Living in Samoa brings one close to life – and death. Babies are born at home. Chickens and pigs are raised, then slaughtered and eaten. Fish is caught from the sea and other delicacies are gathered daily from the reef at low tide.
Sunday mornings, we were up well before dawn to build the umu (rock oven), scrape coconuts and squeeze the shredded coconut meat through the husk into cream. I held the torch while my brother Malie knocked a pig out with a few well-aimed rocks to the head before finishing the job with a pipe pressed across its throat.
After singeing the hair off in the fire, we scrubbed and scraped it clean. I held the carcass steady as Malie slit the belly and then thrust his hand into the warm gut to rip out its contents, including the heart and liver, which we wrapped in banana leaves for the oven.
Stuffing the cavity with dry leaves, we covered it with hot rocks along with taro (starchy root), palusami (young taro leaves filled with coconut cream and fresh vegitables), bananas, and fish wrapped neatly in woven coconut leaves and covered with large green banana leaves to bake.

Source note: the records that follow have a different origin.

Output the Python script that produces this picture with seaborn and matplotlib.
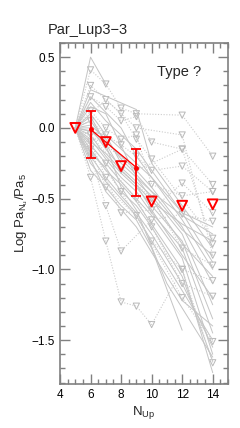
import numpy as np
import pandas as pd
import matplotlib
matplotlib.use("Agg")
import matplotlib.pyplot as plt
from matplotlib.ticker import MultipleLocator
import seaborn as sns

# ---- data ----
# gray measured ratios (solid lines), one list of x and y per source
SOLID = {
    "s01": ([5, 6, 7], [0, 0.50, 0.31]),
    "s02": ([5, 6, 9, 10, 12, 14], [0, 0.27, 0.13, -0.25, -0.55, -0.85]),
    "s03": ([5, 6, 7, 8, 9, 10, 12, 14], [0, 0.18, 0.05, -0.05, -0.15, -0.30, -0.60, -0.95]),
    "s04": ([5, 6, 7, 8, 9, 10, 12, 14], [0, 0.10, -0.05, -0.15, -0.25, -0.35, -0.65, -1.00]),
    "s05": ([5, 6, 7, 8, 9, 10, 12, 14], [0, 0.05, -0.10, -0.20, -0.30, -0.42, -0.70, -1.10]),
    "s06": ([5, 6, 7, 8, 9, 10, 12, 14], [0, 0.00, -0.15, -0.28, -0.38, -0.48, -0.75, -1.25]),
    "s07": ([5, 6, 7, 8, 9, 10, 12, 14], [0, -0.05, -0.20, -0.32, -0.42, -0.55, -0.80, -1.35]),
    "s08": ([5, 6, 7, 8, 9, 10, 12, 14], [0, -0.08, -0.22, -0.35, -0.45, -0.60, -0.85, -1.45]),
    "s09": ([5, 6, 7, 8, 9, 10, 12, 14], [0, -0.12, -0.25, -0.38, -0.50, -0.62, -0.92, -1.60]),
    "s10": ([5, 6, 7, 8, 9, 10, 12, 14], [0, -0.15, -0.30, -0.40, -0.52, -0.68, -1.00, -1.73]),
    "s11": ([5, 6, 7, 8, 9, 10, 12, 14], [0, -0.18, -0.28, -0.45, -0.55, -0.70, -1.05, -1.65]),
    "s12": ([5, 6, 7, 8, 9, 10, 12, 14], [0, -0.20, -0.35, -0.48, -0.60, -0.75, -1.10, -1.55]),
    "s13": ([5, 6, 7, 8, 9, 10, 12, 14], [0, -0.25, -0.38, -0.50, -0.62, -0.80, -1.15, -1.50]),
    "s14": ([5, 6, 7, 8, 9, 10, 12, 14], [0, -0.10, -0.18, -0.30, -0.40, -0.52, -0.68, -0.80]),
    "s15": ([5, 6, 7, 8, 9, 10, 12, 14], [0, 0.02, -0.08, -0.22, -0.33, -0.45, -0.62, -0.75]),
    "s16": ([5, 6, 7, 8, 9, 10, 12], [0, -0.30, -0.42, -0.55, -0.65, -0.85, -1.43]),
    "s17": ([5, 6, 8, 9, 10, 12, 14], [0, 0.22, 0.00, -0.20, -0.35, -0.60, -0.70]),
    "s18": ([5, 6, 7, 9, 10, 12, 14], [0, 0.15, 0.10, -0.35, -0.50, -0.82, -1.05]),
    "s19": ([5, 6, 7, 8, 9, 11, 14], [0, -0.02, -0.12, -0.42, -0.58, -1.10, -1.62]),
    "s20": ([5, 6, 8, 9, 10, 12, 14], [0, 0.08, -0.30, -0.40, -0.58, -0.90, -1.20]),
    "s21": ([5, 6, 7, 9, 10, 12, 14], [0, -0.22, -0.45, -0.70, -0.88, -1.22, -1.40]),
    "s22": ([5, 7, 8, 10, 12, 14], [0, -0.05, -0.25, -0.45, -0.72, -0.90]),
}

# gray upper limits (dotted lines with open triangles)
LIMITS = {
    "u01": ([5, 6, 7, 8, 9, 12, 14], [0, 0.41, 0.31, 0.14, 0.10, 0.09, -0.20]),
    "u02": ([5, 6, 7, 8, 9, 10, 12, 14], [0, 0.22, 0.15, 0.05, 0.08, -0.10, -0.15, -0.40]),
    "u03": ([5, 6, 7, 8, 9, 10, 12, 14], [0, 0.05, -0.05, -0.12, -0.20, -0.30, -0.27, -0.45]),
    "u04": ([5, 6, 7, 8, 10, 12, 14], [0, -0.10, -0.35, -0.60, -0.58, -0.39, -0.60]),
    "u05": ([5, 6, 7, 8, 9, 10, 12, 14], [0, -0.35, -0.80, -1.23, -1.26, -1.39, -1.00, -1.08]),
    "u06": ([5, 6, 7, 8, 10, 12, 14], [0, -0.20, -0.55, -0.87, -0.65, -0.61, -0.66]),
    "u07": ([5, 6, 7, 8, 9, 10, 12, 14], [0, 0.12, 0.00, -0.08, -0.05, -0.40, -0.48, -0.45]),
    "u08": ([5, 6, 8, 10, 12, 14], [0, -0.05, -0.30, -0.50, -0.85, -0.97]),
    "u09": ([5, 7, 9, 10, 12, 14], [0, -0.25, -0.50, -0.70, -1.10, -1.19]),
    "u10": ([5, 6, 7, 9, 12, 14], [0, -0.15, -0.42, -0.62, -1.20, -1.51]),
    "u11": ([5, 8, 10, 12, 14], [0, -0.45, -0.80, -1.00, -1.66]),
    "u12": ([5, 7, 9, 12, 14], [0, -0.12, -0.30, -0.15, -0.82]),
    "u13": ([5, 6, 9, 12, 14], [0, 0.30, 0.00, -0.05, -0.90]),
    "u14": ([5, 7, 8, 9, 10, 14], [0, 0.20, 0.10, -0.08, -0.22, -0.78]),
}

# Par_Lup3-3 itself
red_det_x = [6, 9]
red_det_y = [-0.01, -0.28]
red_det_lo = [0.20, 0.20]
red_det_hi = [0.13, 0.13]
red_line_x = [6, 7, 9]
red_line_y = [-0.01, -0.10, -0.28]
red_lim_x = [5, 7, 8, 10, 12, 14]
red_lim_y = [0.0, -0.10, -0.27, -0.52, -0.55, -0.54]


def to_long(series):
    rows = []
    for name, (xs, ys) in series.items():
        for x, y in zip(xs, ys):
            rows.append({"src": name, "nup": x, "ratio": y})
    return pd.DataFrame(rows)


def main():
    sns.set_style("ticks")
    plt.rcParams["font.family"] = ["Liberation Sans", "DejaVu Sans"]
    plt.rcParams["mathtext.fontset"] = "custom"
    plt.rcParams["mathtext.rm"] = "Liberation Sans"
    plt.rcParams["mathtext.it"] = "Liberation Sans"

    df_solid = to_long(SOLID)
    df_lim = to_long(LIMITS)
    df_lim_pts = df_lim[df_lim["nup"] > 5]

    fig = plt.figure(figsize=(2.4, 4.28), dpi=100)
    ax = fig.add_axes([0.25, 0.1028, 0.70, 0.7967])

    gray = "#c4c4c4"
    sns.lineplot(data=df_solid, x="nup", y="ratio", units="src", estimator=None,
                 color=gray, lw=0.7, ax=ax, sort=False)
    sns.lineplot(data=df_lim, x="nup", y="ratio", units="src", estimator=None,
                 color="#cccccc", lw=0.8, ls=(0, (1, 1.5)), ax=ax, sort=False)
    sns.scatterplot(data=df_lim_pts, x="nup", y="ratio", marker="v", s=20,
                    facecolor="none", edgecolor="#b8b8b8", linewidth=0.7, ax=ax)

    # red source
    sns.lineplot(x=red_line_x, y=red_line_y, color="red", lw=0.9, ax=ax, sort=False)
    ax.errorbar(red_det_x, red_det_y, yerr=[red_det_lo, red_det_hi], fmt="o",
                ms=2.5, color="red", ecolor="red", elinewidth=1.3,
                capsize=3.5, capthick=1.3, zorder=5)
    sns.scatterplot(x=red_lim_x, y=red_lim_y, marker="v", s=50,
                    facecolor="none", edgecolor="red", linewidth=1.4, ax=ax, zorder=6)

    ax.set_xlim(4, 15)
    ax.set_ylim(-1.81, 0.6)
    ax.xaxis.set_major_locator(MultipleLocator(2))
    ax.xaxis.set_minor_locator(MultipleLocator(0.5))
    ax.yaxis.set_major_locator(MultipleLocator(0.5))
    ax.yaxis.set_minor_locator(MultipleLocator(0.1))
    ax.set_xticks([4, 6, 8, 10, 12, 14])
    ax.tick_params(which="both", direction="in", top=True, right=True,
                   color="#808080", labelsize=8.5, labelcolor="black")
    ax.tick_params(which="major", length=7, width=1.0)
    ax.tick_params(which="minor", length=3.5, width=1.0)
    for sp in ax.spines.values():
        sp.set_color("#808080")
        sp.set_linewidth(1.2)

    ax.set_xlabel(r"N$_{\mathrm{Up}}$", fontsize=9.5, labelpad=2)
    ax.set_ylabel(r"Log Pa$_{\mathrm{N_u}}$/Pa$_{\mathrm{5}}$", fontsize=9.5, labelpad=1)
    ax.text(0.577, 0.903, "Type ?", transform=ax.transAxes, fontsize=10.5,
            va="baseline", ha="left")
    fig.text(48 / 240, 1 - 34 / 428, "Par_Lup3\u22123", fontsize=10.5, va="baseline",
             ha="left")

    fig.savefig("out.png", dpi=100)
    plt.close(fig)


if __name__ == "__main__":
    main()
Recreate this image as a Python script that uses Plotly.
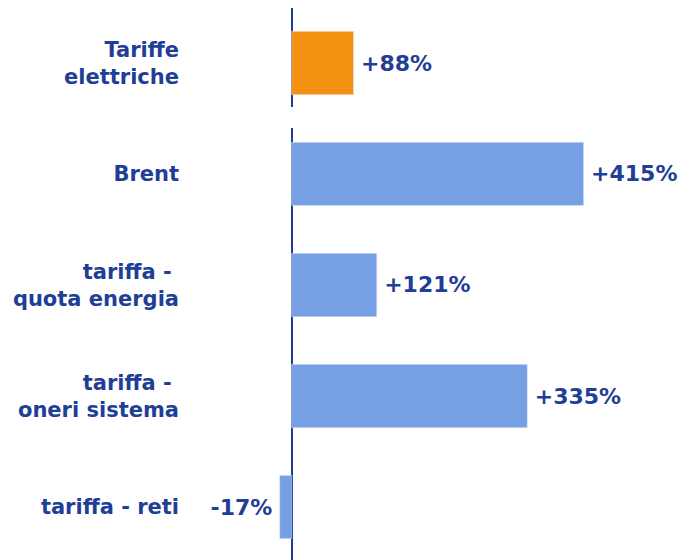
import plotly.graph_objects as go
from plotly.subplots import make_subplots

# data
top_labels = ['Tariffe<br>elettriche']
top_values = [88]

labels = ['Brent', 'tariffa - <br>quota energia', 'tariffa - <br>oneri sistema', 'tariffa - reti']
values = [415, 121, 335, -17]

TEXT_COLOR = '#1F3E96'
ORANGE = '#F39212'
BLUE = '#779FE3'


def fmt(v):
    # thin space to push the label a bit away from the bar
    return f'\u2009+{v}%' if v > 0 else f'{v}%\u2009'


fig = make_subplots(rows=2, cols=1, shared_xaxes=True)

fig.add_trace(go.Bar(
    y=top_labels, x=top_values, orientation='h', width=0.57,
    marker_color=ORANGE, text=[fmt(v) for v in top_values],
    textposition='outside', cliponaxis=False,
    textfont=dict(size=22, color=TEXT_COLOR, family='DejaVu Sans', weight='bold')
), row=1, col=1)

fig.add_trace(go.Bar(
    y=labels, x=values, orientation='h', width=0.57,
    marker_color=BLUE, text=[fmt(v) for v in values],
    textposition='outside', cliponaxis=False,
    textfont=dict(size=22, color=TEXT_COLOR, family='DejaVu Sans', weight='bold')
), row=2, col=1)

axis_x = dict(
    range=[-153, 560.5],
    showgrid=False, showticklabels=False, showline=False,
    zeroline=True, zerolinecolor=TEXT_COLOR, zerolinewidth=2
)
axis_y = dict(
    showgrid=False, showline=False, zeroline=False, ticks='',
    tickfont=dict(size=21, color=TEXT_COLOR, family='DejaVu Sans', weight='bold'),
    ticklabelstandoff=4
)

H = 552
fig.update_layout(
    width=678, height=H,
    margin=dict(l=176, r=0, t=0, b=0),
    paper_bgcolor='white', plot_bgcolor='white',
    showlegend=False,
    xaxis=axis_x,
    xaxis2=axis_x,
    yaxis=dict(axis_y, domain=[1 - 99 / H, 1], range=[0.396, -0.495]),
    yaxis2=dict(axis_y, domain=[0, 1 - 120 / H], range=[3.477, -0.414]),
)

fig.write_html('out.html')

Manono Island is a prime example of tropical beauty and unspoiled Polynesian culture. For the most part, people live as they have for thousands of years, with the addition of one significant influence – the Church. Since 1830, Christianity has become a central part of Samoan culture.
Each village has at least one church. Everyone goes to lotu (worship services) each evening and twice on Sundays. Women dress up in white hats and puletasi (full-length dresses). Men wear white shirts and lava lava (a skirt-like wrap-around).
Kids sit together in church under the watchful eye of an adult parishioner wielding a long switch poised to quiet a fidgety youngster. The faife’au (pastor) reads scripture and delivers a thundering “fire and brimstone” message in the tradition of the early missionaries. In full and perfect harmony, the congregation sings hymns accompanied by a small organ. Monetary offerings are announced in church – a real “keep up with the Jones” obligation to the church.
Lotu-a-Tamaiti (White Sunday or Children’s Sunday) falls on the second Sunday in October and is as big a day as Christmas for the children of Samoa. It is the only day of the year that the children get the best food, eat first, and enjoy tasty deserts at home. To’ona’i (mid-day feast) is prepared by the adult family members and served to the children – a complete role reversal. As usual, the best and largest portions are given to the faife’au (pastor) as a meaalofa (love gift).
The children lead both Sunday services (morning and evening) singing songs and performing skits. At lunch, women offer their breasts to the babies – so, as we feast on baked pig, taro and fish, the little ones get mother’s own freshness.
A Samoan fale (house) typically has very little furniture, or anything else for that matter – except a boom box, for news and music. Mats woven from locally grown flax cover the floor for sitting, eating, and sleeping – and although I brought gifts (soap, basic medicines, etc) whenever I visited my aiga, even special items like swim goggles and a fishing knife for my father Uila would be gone the next time I visited, having already been given away to someone else.
Apparently it is more honorable to give your possessions away than to accumulate things. On the other hand, sandals left unattended or clothing drying on the line might just walk away. Whenever I ran into someone wearing one of my shirts (or my sunglasses, etc), I would be politely assured they would be returned – and even laundered. Otherwise, they were gone.
Uila told me he had 14 children, but every time I visited there were new faces, others missing from the gathering, someone else pregnant, etc. It was not uncommon for family members – young children included – to move from one extended family household to another as circumstances dictate, including unmarried daughters to the pastor’s house – presumably for safe keeping.
An interesting phenomenon in many parts of Polynesia is mo’i totolo (sleep crawling) whereby secret rendezvous are managed by sneaking under the raised floor of your sweetheart’s fale and poking a stick through the floor slats, then sneaking down to the beach together – romance in the islands!